We might not understand how women safely evolve into wives in practice but I ignorantly feel that the primary responsibility belongs to the man by leading through love & letting go of his own selfish interests. When he does that it gives space for wife-type attributes. Submission is often natural in a woman after her man learns how to die to his own interests, adopting God’s interests in demonstration of his love.
True masculinity is truly having interests yet dying to selfish interests & adopting God’s interests. This becomes a seed sown to germinate reverence & submission from the woman, who will rest in her feminine quality. Like Jesus said your interests are like a seed, unless it falls to the ground and dies, it abides alone.
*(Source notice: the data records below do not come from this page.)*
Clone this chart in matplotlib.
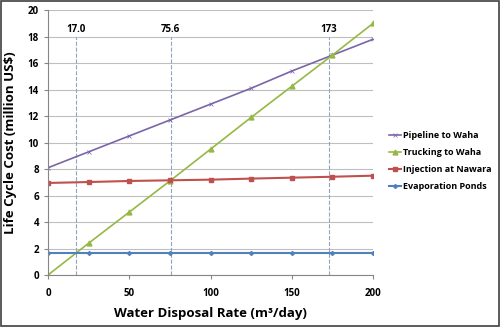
import numpy as np
import matplotlib.pyplot as plt

rate = [0, 25, 50, 75, 100, 125, 150, 175, 200]
pipeline = [8.1, 9.3, 10.5, 11.7, 12.9, 14.1, 15.4, 16.6, 17.8]
trucking = [0.0, 2.4, 4.75, 7.1, 9.5, 11.9, 14.25, 16.6, 19.0]
injection = [6.95, 7.02, 7.1, 7.15, 7.2, 7.28, 7.35, 7.42, 7.5]
evaporation = [1.65] * 9
crossings = [17.0, 75.6, 173]
crossing_labels = ['17.0', '75.6', '173']

plt.rcParams['font.family'] = ['Open Sans', 'DejaVu Sans']

fig = plt.figure(figsize=(5, 3.27), dpi=100)
ax = fig.add_axes([0.096, 0.159, 0.65, 0.81])

for x, lab in zip(crossings, crossing_labels):
    ax.plot([x, x], [0, 18], ls='--', color='#8ea4c0', lw=0.8, zorder=1)
    ax.text(x, 18.15, lab, ha='center', va='bottom', fontsize=7, fontweight='bold')

ax.plot(rate, pipeline, color='#7a65a8', marker='x', ms=2.5, mew=0.5, lw=1.2, label='Pipeline to Waha')
ax.plot(rate, trucking, color='#96b844', marker='^', ms=3.5, lw=1.2, label='Trucking to Waha')
ax.plot(rate, injection, color='#c0504d', marker='s', ms=3.5, lw=1.5, label='Injection at Nawara')
ax.plot(rate, evaporation, color='#4f81bd', marker='D', ms=2, lw=1.5, label='Evaporation Ponds')

ax.set_xlim(0, 200)
ax.set_ylim(0, 20)
ax.set_xticks([0, 50, 100, 150, 200])
ax.set_yticks(np.arange(0, 21, 2))
ax.yaxis.grid(True, color='#bfbfbf', lw=0.8)
ax.set_axisbelow(True)
for s in ['top', 'right']:
    ax.spines[s].set_visible(False)
ax.spines['left'].set_color('#868686')
ax.spines['bottom'].set_color('#868686')
ax.tick_params(axis='both', labelsize=7, length=3, color='#868686')
ax.tick_params(axis='x', pad=6)
for t in ax.get_xticklabels() + ax.get_yticklabels():
    t.set_fontweight('bold')
ax.set_xlabel('Water Disposal Rate (m³/day)', fontsize=9.5, fontweight='bold', labelpad=6)
ax.set_ylabel('Life Cycle Cost (million US$)', fontsize=9.5, fontweight='bold', labelpad=8)

ax.legend(loc='center left', bbox_to_anchor=(1.03, 0.43), frameon=False,
          handlelength=1.3, handletextpad=0.2, labelspacing=0.9, borderpad=0.2,
          prop={'weight': 'bold', 'size': 6.5})

fig.patches.append(plt.Rectangle((0.002, 0.003), 0.996, 0.994, transform=fig.transFigure,
                                 fill=False, ec='#404040', lw=1.2))

fig.savefig('out.png', dpi=100)
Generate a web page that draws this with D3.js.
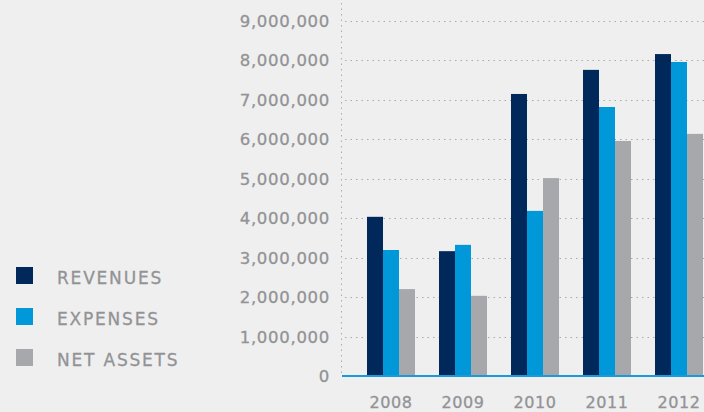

So the key is the woman men desire is inside of them. She comes out in response to death to your selfish interests as you adopt God’s interests, a true demonstration of love. True love is shown while the other party isn’t yet where your desire is, but you still put a foot forward to deny yourself of what instantly gratifies you, & what serves your selfish interests. Your interests are multiplied in the place of death. So unlike popular narrative, we need men who can let go of their own desires to see their women happy. When you sow, trust me, you will reap. So when leading, ask her for her opinion. Find out what she truly desires too. Take her suggestions into consideration in view of God’s will. Don’t always control every situation, let her also have autonomy. Take time to listen to all her ‘crazy’ stories. Help her sort her thoughts & feelings too. Don’t invalidate expressions of how she feels, help bring clarity when needed or just listen. God gave her a powerful intuition to help your naïveté, listen to it too. Help out with household chores. Take her out, Give her gifts, surprise her, add spice to life generally while being as consistent a man God has designed you to be.
Often a committed union will often result in the continuation of the generation in children. God told us to be fruitful and multiply. The God designed situation for raising kids is within the boundary of a godly committed marriage. When mum & dad are good and aligned properly, this results in godly seed raised in a spiritually, emotionally, mentally and physically healthy manner. God teaches parents to not provoke their children lest they become discouraged. Children are like blank canvases that learn from our expressions. Admonitions done in the reverence of God, home training, life skills adoption & great emotional regulation are a few qualities passed on in addition to providing the right protective ambience to raise the next generation of purposeful humans.
Love in the nations originate with love from God’s beloved individuals across families which further aggregates to a love filled community. At the helicopter view, a myriad of love-warm communities will become a nation saturated with God’s love and light illuminated. We will envisage a better society where kindness is culture, humility is clothing, selfishness is frowned upon, the interests of others are considered, evil is dispelled, and sincere truth is upheld. This is what love can and will deliver if we get it right at the foundation: the love of God shed abroad in our hearts right at the epicenter. And as I ponder my ways, the good and the bad, I see that without God at the center, I am completely purposeless and that the ensuing outcome without His Love in my heart will only result in continued depraved negativity. I must have Him and He must have me. Then and only then can I become the individual my family can depend on, my society thrives on, and the nations obtain illumination & inspiration.